You might have also picked up that Zeke's speech – noted by the Doctor as being similar to Seven's – has a lot of similarities to the big grand speeches the Doctor's pulled off in NuWho, which is because the VNA's – Seven's books – are where the Doctor really got into the 'Oncoming Storm' business, to the point where one of the plots were directly adapted for Ten (Human Nature).

He does have redeeming features, being the Doctor, but I'm planning on Zeke having a lot of character development to separate him from Seven – though some of you have noted that there's already a distinct difference between the two.


Ezeqeel (also known as Chazaqiel) is a Watcher – the class of angel, nothing to do with Buffy – and Raguel is, as the Doctor pointed out, an Angel of Vengeance and Justice, among other things. They both have Wikipedia pages. I think I've said it before, but I like researching things like that.


If you want an idea of how Tsela looks beyond my description, his cyborg body is mostly based on those from Metal Gear Rising (one of the Jumps I'm 100% on doing), specifically Raiden and the Winds of Destruction. Not exactly, because a straight copy paste is cheap, but the vibe is intended to be similar.

Tsela's sign language is intended to be Navajo Family Sign, which, along with Navajo, aren't languages the Doctor knows (at least in the continuity of this fic) because everything I've found in my research spells out very plainly that the Navajo keep parts of their culture very close to the chest (completely fair, considering what white people do with the scraps of native culture they do get their hands on). It's also a fun way to frustrate the Doctor, who is a character who loves being ten steps ahead of everyone else intellectually.

The Doctor does understand when Tsela flips over to more mainstream sign language, though.

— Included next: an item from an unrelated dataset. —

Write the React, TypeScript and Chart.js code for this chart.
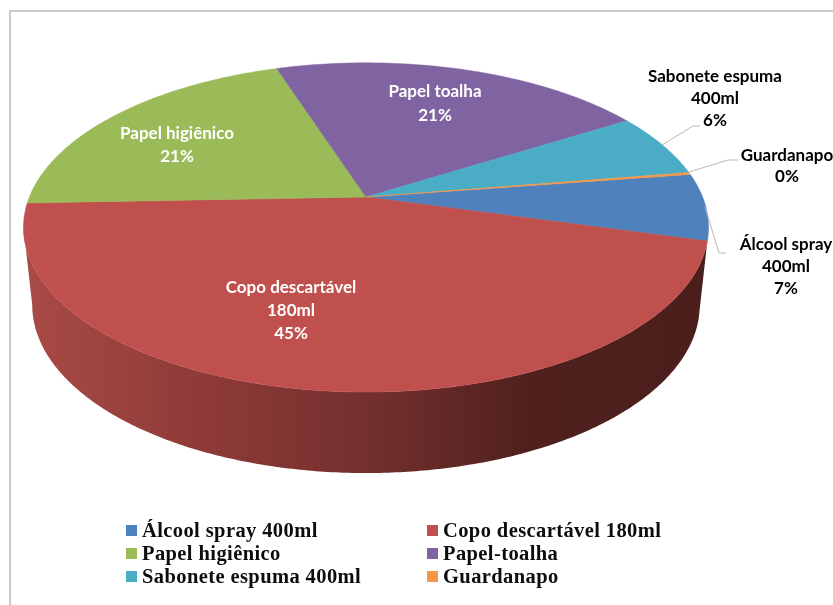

Ghost Riders in comic canon usually end up gaining about four inches in height (comic books are weird about proportions though), so that's a detail that registers to those that are paying attention. Other Ghost Rider abilities – hellfire manipulation/pyrokinesis, the ability to channel hellfire through items, increasing their damage potential/physical resistance/utility (seen with vehicles more prominently), the ability to summon their motorcycle at whim, general stat improvement (super strength, super durability, etc.), soul reading (can be used for identification purposes, but usually is just part of the Penance stare), and – at least in the movie continuity with the capstone booster, which is one of the Jumps taken – healing abilities strong enough to bring back the recently deceased (Chunky Salsa rule applies – if Mickey had exploded, it wouldn't have worked).


Anyway, thanks for reading and double thanks for leaving a comment. Unless its weird demands. Then it's just a single thanks for the reading.